Other recent developments coloring the connections between academics and athletics at the Chapel Hill campus that began as an offshoot to an NCAA investigation of the football program in 2010 include:
— A key member of the men's basketball team that won the 2005 national championship said this month he managed to stay academically eligible thanks to African studies courses he didn't attend, even making the campus dean's list with As in four of the classes. Rashad McCants said tutors wrote papers for him and other players in the no-show classes and he believes coach Roy Williams knew what he and other players were doing. Williams and other players from the 2005 title team denied any involvement in academic wrongdoing. McCants also said tutors provided him with test answers in some African studies classes.
— UNC-Chapel Hill learning specialist Mary Willingham told CNN in January that she conducted research into the reading skills of 183 football and basketball players from 2004-12. She said the majority could read at no better than middle-school levels and classes in African studies were designed to keep athletes academically eligible. Three professors from Georgia State, Minnesota and Virginia hired by the university said in April their review of Willingham's data found it didn't support her claim. One of the experts estimated about 7 percent of athletes from Willingham's research read at fourth- to eighth-grade levels. Willingham left her university job last month.

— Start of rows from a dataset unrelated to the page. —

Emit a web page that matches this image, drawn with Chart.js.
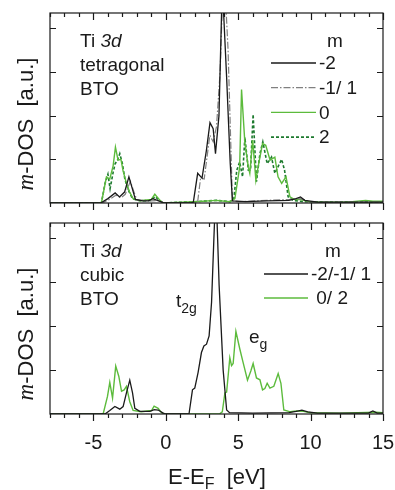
<!DOCTYPE html>
<html>
<head>
<meta charset="utf-8">
<script src="https://cdn.jsdelivr.net/npm/chart.js@4.4.1/dist/chart.umd.min.js"></script>
<style>
  html, body { margin: 0; padding: 0; background: #fff; }
  #wrap { position: relative; width: 395px; height: 490px; }
  #top { position: absolute; left: 0; top: 0; }
  #bot { position: absolute; left: 0; top: 215px; }
</style>
</head>
<body>
<div id="wrap">
  <canvas id="top" width="395" height="215"></canvas>
  <canvas id="bot" width="395" height="275"></canvas>
</div>
<script>
// energy axis and dos axis
const xMin = -8, xMax = 15;
const yMax = 4.35;
const xTickLabels = [-5, 0, 5, 10, 15];

// tetragonal BTO, Ti 3d
const tetM2E = [-8, -4.5, -4.0, -3.5, -3.2, -2.85, -2.55, -2.35, -2.1, -1.6, -1.2, -0.9, -0.5, -0.1, 1.7, 1.9, 2.2, 2.5, 2.8, 3.05, 3.27, 3.43, 3.67, 3.9, 4.2, 4.45, 4.6, 5.5, 7, 8.5, 9.0, 9.3, 9.6, 10.5, 12, 14, 15];
const tetM2 = [0, 0, 0.1, 0.23, 0.14, 0.25, 0.6, 0.37, 0.08, 0.05, 0.05, 0.1, 0.05, 0, 0, 0.02, 0.68, 0.57, 1.2, 1.84, 1.7, 1.13, 2.0, 5.0, 2.87, 0.9, 0.05, 0.03, 0.05, 0.06, 0.1, 0.14, 0.06, 0.02, 0.02, 0.02, 0.02];

const tetM1E = [-8, -4.4, -3.9, -3.45, -3.1, -2.8, -2.45, -2.25, -2.0, -1.0, -0.5, -0.1, 2.0, 2.2, 2.4, 2.65, 3.04, 3.27, 3.5, 3.75, 4.0, 4.3, 4.6, 5, 7, 8.5, 9.3, 10, 15];
const tetM1 = [0, 0, 0.08, 0.18, 0.12, 0.2, 0.5, 0.3, 0.07, 0.05, 0.06, 0, 0, 0.03, 0.57, 0.55, 1.55, 1.4, 1.75, 3.0, 5.5, 3.5, 0.05, 0.03, 0.06, 0.08, 0.1, 0.02, 0.02];

const tetM0E = [-8, -4.45, -4.1, -3.87, -3.64, -3.48, -3.3, -3.1, -2.96, -2.72, -2.5, -2.26, -1.8, -1.0, -0.76, -0.4, -0.2, 2.0, 3.5, 4.4, 4.77, 5.1, 5.23, 5.46, 5.7, 5.8, 6.0, 6.22, 6.37, 6.68, 6.9, 7.2, 7.53, 7.75, 8.0, 8.3, 8.57, 8.9, 9.3, 10, 12.5, 13.8, 14.3, 15];
const tetM0 = [0, 0, 0.6, 0.55, 0.85, 1.28, 0.98, 1.0, 0.75, 0.45, 0.25, 0.1, 0.05, 0.08, 0.2, 0.06, 0, 0.03, 0.06, 0.03, 0.1, 0.82, 2.6, 1.37, 0.82, 0.68, 1.44, 0.52, 0.82, 1.36, 1.32, 0.98, 1.05, 0.6, 0.45, 0.6, 0.14, 0.08, 0.08, 0.02, 0.02, 0.06, 0.04, 0.04];

const tetP2E = [-8, -4.45, -4.2, -4.0, -3.85, -3.64, -3.5, -3.34, -3.18, -3.0, -2.83, -2.6, -2.3, -1.8, -1.0, -0.76, -0.4, -0.2, 2, 3.5, 4.45, 4.7, 4.9, 5.1, 5.3, 5.46, 5.7, 5.85, 6.03, 6.26, 6.5, 6.7, 7.0, 7.3, 7.53, 8.0, 8.2, 8.45, 8.8, 9.5, 12, 15];
const tetP2 = [0, 0, 0.45, 0.66, 0.33, 0.7, 0.9, 0.98, 1.13, 0.9, 0.55, 0.3, 0.1, 0.05, 0.06, 0.15, 0.05, 0, 0.03, 0.06, 0.03, 0.1, 0.75, 0.94, 0.6, 1.5, 0.75, 0.75, 2.03, 0.49, 1.13, 1.4, 0.9, 1.05, 0.68, 1.0, 0.75, 0.14, 0.06, 0.03, 0.02, 0.02];

// cubic BTO, Ti 3d
const cubT2gE = [-8, -4.2, -3.87, -3.52, -3.18, -2.95, -2.72, -2.49, -2.3, -2.14, -1.8, -1.1, -0.8, -0.53, -0.18, 0, 1.6, 1.84, 2.0, 2.23, 2.46, 2.63, 2.81, 2.99, 3.16, 3.32, 3.46, 3.68, 3.96, 4.2, 4.4, 6, 8.5, 9.0, 9.4, 9.8, 10.5, 12, 14.0, 14.3, 14.6, 15];
const cubT2g = [0, 0, 0.08, 0.17, 0.11, 0.17, 0.48, 0.77, 0.48, 0.13, 0.06, 0.06, 0.1, 0.09, 0.02, 0, 0, 0.55, 0.59, 0.95, 1.4, 1.55, 1.59, 1.78, 2.55, 4.0, 5.2, 2.94, 1.0, 0.09, 0.03, 0.02, 0.03, 0.06, 0.09, 0.05, 0.02, 0.02, 0.02, 0.07, 0.02, 0.02];

const cubEgE = [-8, -4.33, -4.03, -3.87, -3.68, -3.46, -3.25, -3.06, -2.88, -2.72, -2.49, -2.26, -1.7, -0.99, -0.81, -0.53, -0.3, -0.1, 3.7, 3.9, 4.08, 4.2, 4.42, 4.54, 4.65, 4.84, 5.11, 5.34, 5.64, 5.87, 6.03, 6.26, 6.5, 6.68, 6.84, 7.0, 7.19, 7.46, 7.76, 7.95, 8.15, 8.6, 9.0, 9.5, 10, 12, 14.5, 15];
const cubEg = [0, 0, 0.4, 0.72, 0.36, 1.09, 0.86, 0.52, 0.55, 0.63, 0.28, 0.08, 0.05, 0.08, 0.18, 0.13, 0.03, 0, 0, 0.05, 0.48, 0.5, 1.28, 1.1, 1.15, 1.88, 1.48, 1.17, 0.77, 0.98, 1.15, 0.82, 0.78, 0.55, 0.58, 0.7, 0.59, 0.63, 0.92, 0.7, 0.09, 0.05, 0.07, 0.06, 0.03, 0.02, 0.04, 0.03];

const SANS = '"Liberation Sans", Arial, sans-serif';
const SERIF = '"Liberation Serif", "Times New Roman", serif';
const INK = '#1a1a1a';
const GREEN = '#5cbb3c';
const DKGREEN = '#1d7a2e';

function pts(es, vs) {
  return es.map((e, i) => ({x: e, y: vs[i]}));
}

function line(label, es, vs, color, width, dash) {
  return {
    label: label,
    data: pts(es, vs),
    borderColor: color,
    borderWidth: width,
    borderDash: dash || [],
    pointRadius: 0,
    tension: 0,
    fill: false
  };
}

// draw a row of text runs with different fonts
function runs(ctx, parts, x, y) {
  let cx = x;
  parts.forEach(p => {
    ctx.font = p.f;
    ctx.fillText(p.t, cx, y + (p.dy || 0));
    cx += ctx.measureText(p.t).width;
  });
}

function runsWidth(ctx, parts) {
  let w = 0;
  parts.forEach(p => { ctx.font = p.f; w += ctx.measureText(p.t).width; });
  return w;
}

const framePlugin = {
  id: 'frame',
  afterDatasetsDraw(chart, args, o) {
    const ctx = chart.ctx;
    const a = chart.chartArea;
    const xs = chart.scales.x, ys = chart.scales.y;
    ctx.save();
    ctx.strokeStyle = INK;
    ctx.lineWidth = 1.2;
    ctx.strokeRect(a.left, a.top, a.right - a.left, a.bottom - a.top);
    ctx.beginPath();
    xs.ticks.forEach(t => {
      const px = Math.round(xs.getPixelForValue(t.value)) + 0.5;
      const len = t.value % 5 === 0 ? 7 : 4;
      ctx.moveTo(px, a.top); ctx.lineTo(px, a.top + len);
      ctx.moveTo(px, a.bottom); ctx.lineTo(px, a.bottom + len);
    });
    for (let v = 1; v <= 4; v++) {
      const py = Math.round(ys.getPixelForValue(v)) + 0.5;
      ctx.moveTo(a.left, py); ctx.lineTo(a.left + 6, py);
      ctx.moveTo(a.right, py); ctx.lineTo(a.right - 6, py);
    }
    ctx.stroke();

    ctx.fillStyle = INK;
    ctx.textBaseline = 'alphabetic';
    ctx.textAlign = 'left';

    // y title, rotated
    const yt = [
      {t: 'm', f: 'italic 23px ' + SERIF},
      {t: '-DOS  [a.u.]', f: '22px ' + SANS}
    ];
    ctx.save();
    ctx.translate(o.yTitleX, o.yTitleY);
    ctx.rotate(-Math.PI / 2);
    runs(ctx, yt, -runsWidth(ctx, yt) / 2, 0);
    ctx.restore();

    (o.notes || []).forEach(n => runs(ctx, n.parts, n.x, n.y));

    // legend from the datasets
    const lg = o.legend;
    ctx.font = '19px ' + SANS;
    ctx.fillText('m', lg.mx, lg.my);
    ctx.textBaseline = 'middle';
    chart.data.datasets.forEach((ds, i) => {
      const ry = lg.y0 + i * lg.dy;
      ctx.save();
      ctx.strokeStyle = ds.borderColor;
      ctx.lineWidth = ds.borderWidth;
      ctx.setLineDash(ds.borderDash);
      ctx.beginPath();
      ctx.moveTo(lg.x0, ry); ctx.lineTo(lg.x1, ry);
      ctx.stroke();
      ctx.restore();
      ctx.fillText(ds.label, lg.x1 + 3, ry + 1);
    });
    ctx.restore();
  }
};

function panel(id, datasets, showLabels, xHeight, padTop, plug) {
  return new Chart(document.getElementById(id), {
    type: 'line',
    data: {datasets: datasets},
    options: {
      responsive: false,
      animation: false,
      layout: {padding: {left: 50, right: 12, top: padTop, bottom: 0}},
      plugins: {legend: {display: false}, tooltip: {enabled: false}, frame: plug},
      scales: {
        x: {
          type: 'linear', min: xMin, max: xMax,
          grid: {display: false, drawTicks: false},
          border: {display: false},
          afterFit: s => { s.height = xHeight; s.paddingLeft = 0; s.paddingRight = 0; },
          ticks: {
            display: showLabels, stepSize: 1, autoSkip: false, maxRotation: 0,
            padding: 17, color: INK,
            font: {family: SANS, size: 20},
            callback: v => xTickLabels.includes(v) ? String(v) : ''
          }
        },
        y: {
          min: 0, max: yMax,
          grid: {display: false},
          border: {display: false},
          ticks: {display: false},
          afterFit: s => { s.width = 0; }
        }
      }
    },
    plugins: [framePlugin]
  });
}

panel('top', [
  line('-2', tetM2E, tetM2, INK, 1.3),
  line('-1/ 1', tetM1E, tetM1, '#808080', 1.2, [7, 2, 1.5, 2]),
  line('0', tetM0E, tetM0, GREEN, 1.4),
  line('2', tetP2E, tetP2, DKGREEN, 1.6, [3, 2])
], false, 12, 13, {
  yTitleX: 33, yTitleY: 124,
  notes: [
    {x: 80, y: 47, parts: [{t: 'Ti ', f: '19px ' + SANS}, {t: '3d', f: 'italic 19px ' + SANS}]},
    {x: 80, y: 71, parts: [{t: 'tetragonal', f: '19px ' + SANS}]},
    {x: 80, y: 95, parts: [{t: 'BTO', f: '19px ' + SANS}]}
  ],
  legend: {mx: 327, my: 47, x0: 271, x1: 316, y0: 63, dy: 24.7}
});

panel('bot', [
  line('-2/-1/ 1', cubT2gE, cubT2g, INK, 1.3),
  line(' 0/ 2', cubEgE, cubEg, GREEN, 1.4)
], true, 76, 8, {
  yTitleX: 33, yTitleY: 334 - 215,
  notes: [
    {x: 80, y: 42, parts: [{t: 'Ti ', f: '19px ' + SANS}, {t: '3d', f: 'italic 19px ' + SANS}]},
    {x: 80, y: 66, parts: [{t: 'cubic', f: '19px ' + SANS}]},
    {x: 80, y: 90, parts: [{t: 'BTO', f: '19px ' + SANS}]},
    {x: 176, y: 92, parts: [{t: 't', f: '19px ' + SANS}, {t: '2g', f: '14px ' + SANS, dy: 6}]},
    {x: 249, y: 128, parts: [{t: 'e', f: '19px ' + SANS}, {t: 'g', f: '14px ' + SANS, dy: 6}]},
    {x: 168, y: 269, parts: [{t: 'E-E', f: '22px ' + SANS}, {t: 'F', f: '16px ' + SANS, dy: 5}, {t: '  [eV]', f: '22px ' + SANS}]}
  ],
  legend: {mx: 325, my: 42, x0: 264, x1: 308, y0: 59, dy: 24}
});
</script>
</body>
</html>
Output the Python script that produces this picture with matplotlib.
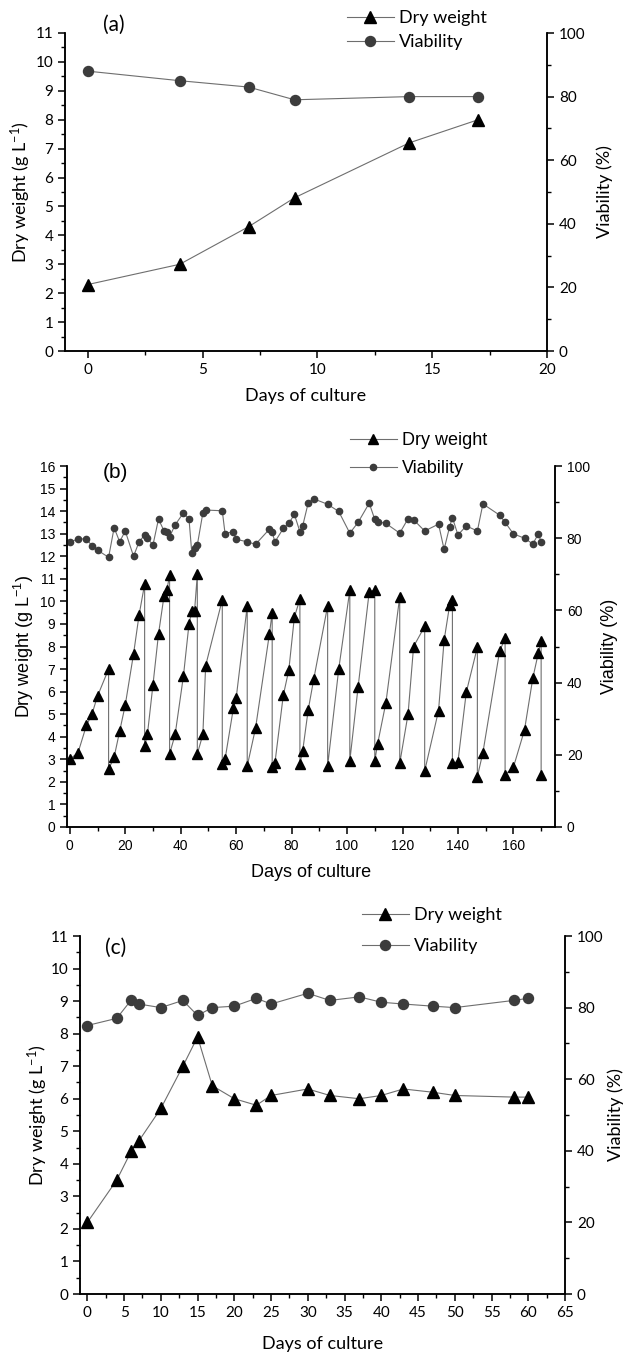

— Campus academic and athletic officials are reshaping how the school prepares athletes with everything from academic support to following NCAA rules. The review led by the school's chief academic officer, James W. Dean Jr., and athletic director Bubba Cunningham seeks to learn from the well-documented mistakes. Cunningham said the goal was preventing a repeat of problems he blamed on breakdowns of supervision.
"Were we paying attention to classes we were offering? Were we paying attention to the number of students attracted to certain classes and why would they be attracted to those classes? We just weren't paying attention as closely as we should've been," he said last month.